Entries with chart source code
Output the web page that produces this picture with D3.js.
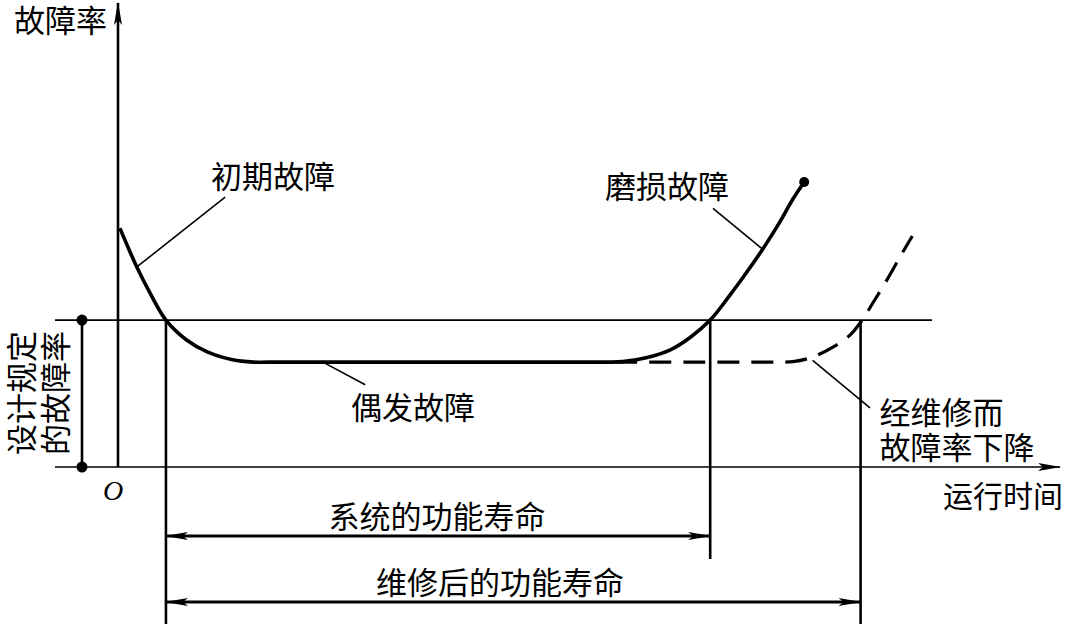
<!DOCTYPE html>
<html>
<head>
<meta charset="utf-8">
<script src="https://cdn.jsdelivr.net/npm/d3@7"></script>
<style>
  body { margin: 0; background: #fff; }
  text { font-family: "Noto Sans CJK SC", sans-serif; font-size: 31px; fill: #000; }
</style>
</head>
<body>
<svg width="1065" height="624"></svg>
<script>
// bathtub curve: time (t) vs failure rate (v), arbitrary units
const wearCurve = [
  [0.02, 5.17], [0.11, 4.74], [0.20, 4.33], [0.34, 3.77], [0.51, 3.18],
  [0.73, 2.75], [0.95, 2.49], [1.22, 2.32], [1.44, 2.27], [1.6, 2.27],
  [3.0, 2.27], [4.91, 2.27], [5.2, 2.27], [5.37, 2.28], [5.63, 2.37],
  [5.87, 2.53], [6.09, 2.81], [6.30, 3.18], [6.51, 3.72], [6.69, 4.22],
  [6.86, 4.72], [7.04, 5.30], [7.18, 5.80], [7.30, 6.17]
];
const repairedCurve = [
  [5.29, 2.27], [6.19, 2.27], [6.9, 2.27], [7.18, 2.28], [7.39, 2.38],
  [7.61, 2.60], [7.79, 2.86], [7.91, 3.16], [8.03, 3.55], [8.18, 4.05],
  [8.32, 4.55], [8.45, 5.00]
];
const designRate = 3.18;
const lifeStart = 0.51;
const systemLifeEnd = 6.30;
const repairedLifeEnd = 7.90;

// labels: [text, t, v]
const labels = [
  ['初期故障', 0.99, 6.33],
  ['磨损故障', 5.18, 6.11],
  ['偶发故障', 2.48, 1.34],
  ['经维修而', 8.10, 1.23],
  ['故障率下降', 8.10, 0.46]
];
// leader lines: [t1, v1, t2, v2]
const leaders = [
  [1.14, 5.84, 0.20, 4.33],
  [6.33, 5.60, 6.86, 4.71],
  [2.18, 2.27, 2.63, 1.78],
  [7.39, 2.31, 8.00, 1.28]
];

const svg = d3.select('svg');
const x = d3.scaleLinear().domain([0, 10]).range([118, 1058]);
const y = d3.scaleLinear().domain([0, 10]).range([467, 5]);

const defs = svg.append('defs');
defs.append('marker')
  .attr('id', 'arr')
  .attr('markerUnits', 'userSpaceOnUse')
  .attr('viewBox', '-24 -6 26 12')
  .attr('refX', 0).attr('refY', 0)
  .attr('markerWidth', 26).attr('markerHeight', 12)
  .attr('orient', 'auto-start-reverse')
  .append('path')
  .attr('d', 'M1,0 L-22,-4 L-17,0 L-22,4 Z')
  .attr('fill', '#000');

//axes
svg.append('line')
  .attr('x1', x(0)).attr('y1', y(0)).attr('x2', x(0)).attr('y2', 3)
  .attr('stroke', '#000').attr('stroke-width', 2.6)
  .attr('marker-end', 'url(#arr)');
svg.append('line')
  .attr('x1', 55).attr('y1', y(0)).attr('x2', 1060).attr('y2', y(0))
  .attr('stroke', '#000').attr('stroke-width', 1.6)
  .attr('marker-end', 'url(#arr)');

//design failure rate line
svg.append('line')
  .attr('x1', 55).attr('y1', y(designRate)).attr('x2', 932).attr('y2', y(designRate))
  .attr('stroke', '#000').attr('stroke-width', 1.6);

//bracket with dots on the left
svg.append('line')
  .attr('x1', 82).attr('y1', y(designRate)).attr('x2', 82).attr('y2', y(0))
  .attr('stroke', '#000').attr('stroke-width', 2.6);
svg.selectAll('.bdot')
  .data([designRate, 0]).enter()
  .append('circle')
  .attr('cx', 82).attr('cy', d => y(d)).attr('r', 5.5).attr('fill', '#000');

//vertical life lines
svg.append('line')
  .attr('x1', x(lifeStart)).attr('y1', y(designRate)).attr('x2', x(lifeStart)).attr('y2', 624)
  .attr('stroke', '#000').attr('stroke-width', 2.6);
svg.append('line')
  .attr('x1', x(systemLifeEnd)).attr('y1', y(designRate)).attr('x2', x(systemLifeEnd)).attr('y2', 559)
  .attr('stroke', '#000').attr('stroke-width', 2.6);
svg.append('line')
  .attr('x1', x(repairedLifeEnd)).attr('y1', y(designRate)).attr('x2', x(repairedLifeEnd)).attr('y2', 624)
  .attr('stroke', '#000').attr('stroke-width', 2.6);

//dimension arrows
const dims = [
  { end: systemLifeEnd, yy: 536, text: '系统的功能寿命', tx: 437, ty: 514 },
  { end: repairedLifeEnd, yy: 602, text: '维修后的功能寿命', tx: 500, ty: 580 }
];
dims.forEach(d => {
  svg.append('line')
    .attr('x1', x(lifeStart)).attr('y1', d.yy).attr('x2', x(d.end)).attr('y2', d.yy)
    .attr('stroke', '#000').attr('stroke-width', 2.8)
    .attr('marker-start', 'url(#arr)').attr('marker-end', 'url(#arr)');
  svg.append('text')
    .attr('x', d.tx)
    .attr('y', d.ty)
    .attr('text-anchor', 'middle')
    .attr('dominant-baseline', 'central')
    .text(d.text);
});

//curves
const line = d3.line()
  .x(d => x(d[0]))
  .y(d => y(d[1]))
  .curve(d3.curveCatmullRom.alpha(0.5));

svg.append('path')
  .attr('d', line(repairedCurve))
  .attr('fill', 'none')
  .attr('stroke', '#000')
  .attr('stroke-width', 3.2)
  .attr('stroke-dasharray', '22,12');

svg.append('path')
  .attr('d', line(wearCurve))
  .attr('fill', 'none')
  .attr('stroke', '#000')
  .attr('stroke-width', 3.6);

const last = wearCurve[wearCurve.length - 1];
svg.append('circle')
  .attr('cx', x(last[0])).attr('cy', y(last[1])).attr('r', 5).attr('fill', '#000');

//leaders
svg.selectAll('.leader')
  .data(leaders).enter()
  .append('line')
  .attr('x1', d => x(d[0])).attr('y1', d => y(d[1]))
  .attr('x2', d => x(d[2])).attr('y2', d => y(d[3]))
  .attr('stroke', '#000').attr('stroke-width', 1.6);

//labels
svg.selectAll('.lbl')
  .data(labels).enter()
  .append('text')
  .attr('x', d => x(d[1]))
  .attr('y', d => y(d[2]))
  .attr('dominant-baseline', 'central')
  .text(d => d[0]);

//axis titles
svg.append('text')
  .attr('x', 14).attr('y', 18)
  .attr('dominant-baseline', 'central')
  .text('故障率');
svg.append('text')
  .attr('x', 943).attr('y', 494)
  .attr('dominant-baseline', 'central')
  .style('font-size', '30px')
  .text('运行时间');
svg.append('text')
  .attr('x', 113).attr('y', 490)
  .attr('text-anchor', 'middle')
  .attr('dominant-baseline', 'central')
  .style('font-family', '"Liberation Serif", serif')
  .style('font-style', 'italic')
  .style('font-size', '28px')
  .text('O');

//vertical label
svg.selectAll('.vlbl')
  .data([['设计规定', 19], ['的故障率', 53]]).enter()
  .append('text')
  .attr('transform', d => `translate(${d[1]},393) rotate(-90)`)
  .attr('text-anchor', 'middle')
  .attr('dominant-baseline', 'central')
  .text(d => d[0]);
</script>
</body>
</html>
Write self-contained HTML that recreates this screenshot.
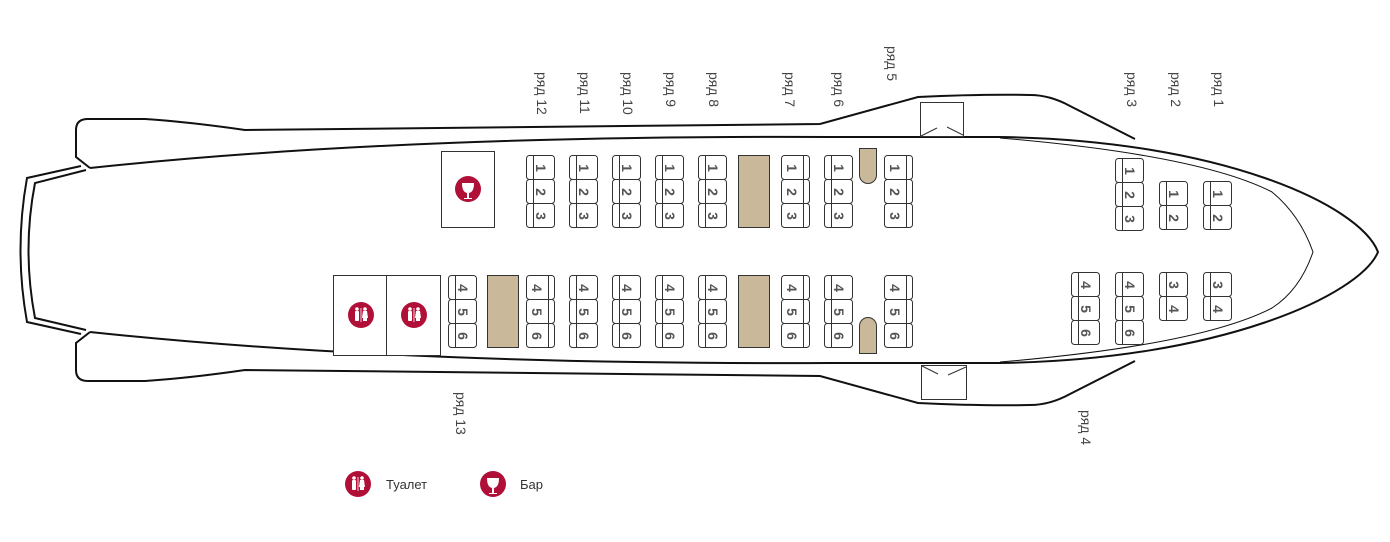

WRITTEN TASK. Retype the listing exactly. Pictures do not belong in the copy.

RESPONSE.
Output the web page that produces this picture with D3.js.
<!DOCTYPE html>
<html>
<head>
<meta charset="utf-8">
<script src="https://cdn.jsdelivr.net/npm/d3@7"></script>
<style>
  body { margin: 0; background: #fff; }
  text { font-family: "Noto Sans CJK SC", sans-serif; font-size: 31px; fill: #000; }
</style>
</head>
<body>
<svg width="1065" height="624"></svg>
<script>
// bathtub curve: time (t) vs failure rate (v), arbitrary units
const wearCurve = [
  [0.02, 5.17], [0.11, 4.74], [0.20, 4.33], [0.34, 3.77], [0.51, 3.18],
  [0.73, 2.75], [0.95, 2.49], [1.22, 2.32], [1.44, 2.27], [1.6, 2.27],
  [3.0, 2.27], [4.91, 2.27], [5.2, 2.27], [5.37, 2.28], [5.63, 2.37],
  [5.87, 2.53], [6.09, 2.81], [6.30, 3.18], [6.51, 3.72], [6.69, 4.22],
  [6.86, 4.72], [7.04, 5.30], [7.18, 5.80], [7.30, 6.17]
];
const repairedCurve = [
  [5.29, 2.27], [6.19, 2.27], [6.9, 2.27], [7.18, 2.28], [7.39, 2.38],
  [7.61, 2.60], [7.79, 2.86], [7.91, 3.16], [8.03, 3.55], [8.18, 4.05],
  [8.32, 4.55], [8.45, 5.00]
];
const designRate = 3.18;
const lifeStart = 0.51;
const systemLifeEnd = 6.30;
const repairedLifeEnd = 7.90;

// labels: [text, t, v]
const labels = [
  ['初期故障', 0.99, 6.33],
  ['磨损故障', 5.18, 6.11],
  ['偶发故障', 2.48, 1.34],
  ['经维修而', 8.10, 1.23],
  ['故障率下降', 8.10, 0.46]
];
// leader lines: [t1, v1, t2, v2]
const leaders = [
  [1.14, 5.84, 0.20, 4.33],
  [6.33, 5.60, 6.86, 4.71],
  [2.18, 2.27, 2.63, 1.78],
  [7.39, 2.31, 8.00, 1.28]
];

const svg = d3.select('svg');
const x = d3.scaleLinear().domain([0, 10]).range([118, 1058]);
const y = d3.scaleLinear().domain([0, 10]).range([467, 5]);

const defs = svg.append('defs');
defs.append('marker')
  .attr('id', 'arr')
  .attr('markerUnits', 'userSpaceOnUse')
  .attr('viewBox', '-24 -6 26 12')
  .attr('refX', 0).attr('refY', 0)
  .attr('markerWidth', 26).attr('markerHeight', 12)
  .attr('orient', 'auto-start-reverse')
  .append('path')
  .attr('d', 'M1,0 L-22,-4 L-17,0 L-22,4 Z')
  .attr('fill', '#000');

//axes
svg.append('line')
  .attr('x1', x(0)).attr('y1', y(0)).attr('x2', x(0)).attr('y2', 3)
  .attr('stroke', '#000').attr('stroke-width', 2.6)
  .attr('marker-end', 'url(#arr)');
svg.append('line')
  .attr('x1', 55).attr('y1', y(0)).attr('x2', 1060).attr('y2', y(0))
  .attr('stroke', '#000').attr('stroke-width', 1.6)
  .attr('marker-end', 'url(#arr)');

//design failure rate line
svg.append('line')
  .attr('x1', 55).attr('y1', y(designRate)).attr('x2', 932).attr('y2', y(designRate))
  .attr('stroke', '#000').attr('stroke-width', 1.6);

//bracket with dots on the left
svg.append('line')
  .attr('x1', 82).attr('y1', y(designRate)).attr('x2', 82).attr('y2', y(0))
  .attr('stroke', '#000').attr('stroke-width', 2.6);
svg.selectAll('.bdot')
  .data([designRate, 0]).enter()
  .append('circle')
  .attr('cx', 82).attr('cy', d => y(d)).attr('r', 5.5).attr('fill', '#000');

//vertical life lines
svg.append('line')
  .attr('x1', x(lifeStart)).attr('y1', y(designRate)).attr('x2', x(lifeStart)).attr('y2', 624)
  .attr('stroke', '#000').attr('stroke-width', 2.6);
svg.append('line')
  .attr('x1', x(systemLifeEnd)).attr('y1', y(designRate)).attr('x2', x(systemLifeEnd)).attr('y2', 559)
  .attr('stroke', '#000').attr('stroke-width', 2.6);
svg.append('line')
  .attr('x1', x(repairedLifeEnd)).attr('y1', y(designRate)).attr('x2', x(repairedLifeEnd)).attr('y2', 624)
  .attr('stroke', '#000').attr('stroke-width', 2.6);

//dimension arrows
const dims = [
  { end: systemLifeEnd, yy: 536, text: '系统的功能寿命', tx: 437, ty: 514 },
  { end: repairedLifeEnd, yy: 602, text: '维修后的功能寿命', tx: 500, ty: 580 }
];
dims.forEach(d => {
  svg.append('line')
    .attr('x1', x(lifeStart)).attr('y1', d.yy).attr('x2', x(d.end)).attr('y2', d.yy)
    .attr('stroke', '#000').attr('stroke-width', 2.8)
    .attr('marker-start', 'url(#arr)').attr('marker-end', 'url(#arr)');
  svg.append('text')
    .attr('x', d.tx)
    .attr('y', d.ty)
    .attr('text-anchor', 'middle')
    .attr('dominant-baseline', 'central')
    .text(d.text);
});

//curves
const line = d3.line()
  .x(d => x(d[0]))
  .y(d => y(d[1]))
  .curve(d3.curveCatmullRom.alpha(0.5));

svg.append('path')
  .attr('d', line(repairedCurve))
  .attr('fill', 'none')
  .attr('stroke', '#000')
  .attr('stroke-width', 3.2)
  .attr('stroke-dasharray', '22,12');

svg.append('path')
  .attr('d', line(wearCurve))
  .attr('fill', 'none')
  .attr('stroke', '#000')
  .attr('stroke-width', 3.6);

const last = wearCurve[wearCurve.length - 1];
svg.append('circle')
  .attr('cx', x(last[0])).attr('cy', y(last[1])).attr('r', 5).attr('fill', '#000');

//leaders
svg.selectAll('.leader')
  .data(leaders).enter()
  .append('line')
  .attr('x1', d => x(d[0])).attr('y1', d => y(d[1]))
  .attr('x2', d => x(d[2])).attr('y2', d => y(d[3]))
  .attr('stroke', '#000').attr('stroke-width', 1.6);

//labels
svg.selectAll('.lbl')
  .data(labels).enter()
  .append('text')
  .attr('x', d => x(d[1]))
  .attr('y', d => y(d[2]))
  .attr('dominant-baseline', 'central')
  .text(d => d[0]);

//axis titles
svg.append('text')
  .attr('x', 14).attr('y', 18)
  .attr('dominant-baseline', 'central')
  .text('故障率');
svg.append('text')
  .attr('x', 943).attr('y', 494)
  .attr('dominant-baseline', 'central')
  .style('font-size', '30px')
  .text('运行时间');
svg.append('text')
  .attr('x', 113).attr('y', 490)
  .attr('text-anchor', 'middle')
  .attr('dominant-baseline', 'central')
  .style('font-family', '"Liberation Serif", serif')
  .style('font-style', 'italic')
  .style('font-size', '28px')
  .text('O');

//vertical label
svg.selectAll('.vlbl')
  .data([['设计规定', 19], ['的故障率', 53]]).enter()
  .append('text')
  .attr('transform', d => `translate(${d[1]},393) rotate(-90)`)
  .attr('text-anchor', 'middle')
  .attr('dominant-baseline', 'central')
  .text(d => d[0]);
</script>
</body>
</html>
Write self-contained HTML that recreates this screenshot.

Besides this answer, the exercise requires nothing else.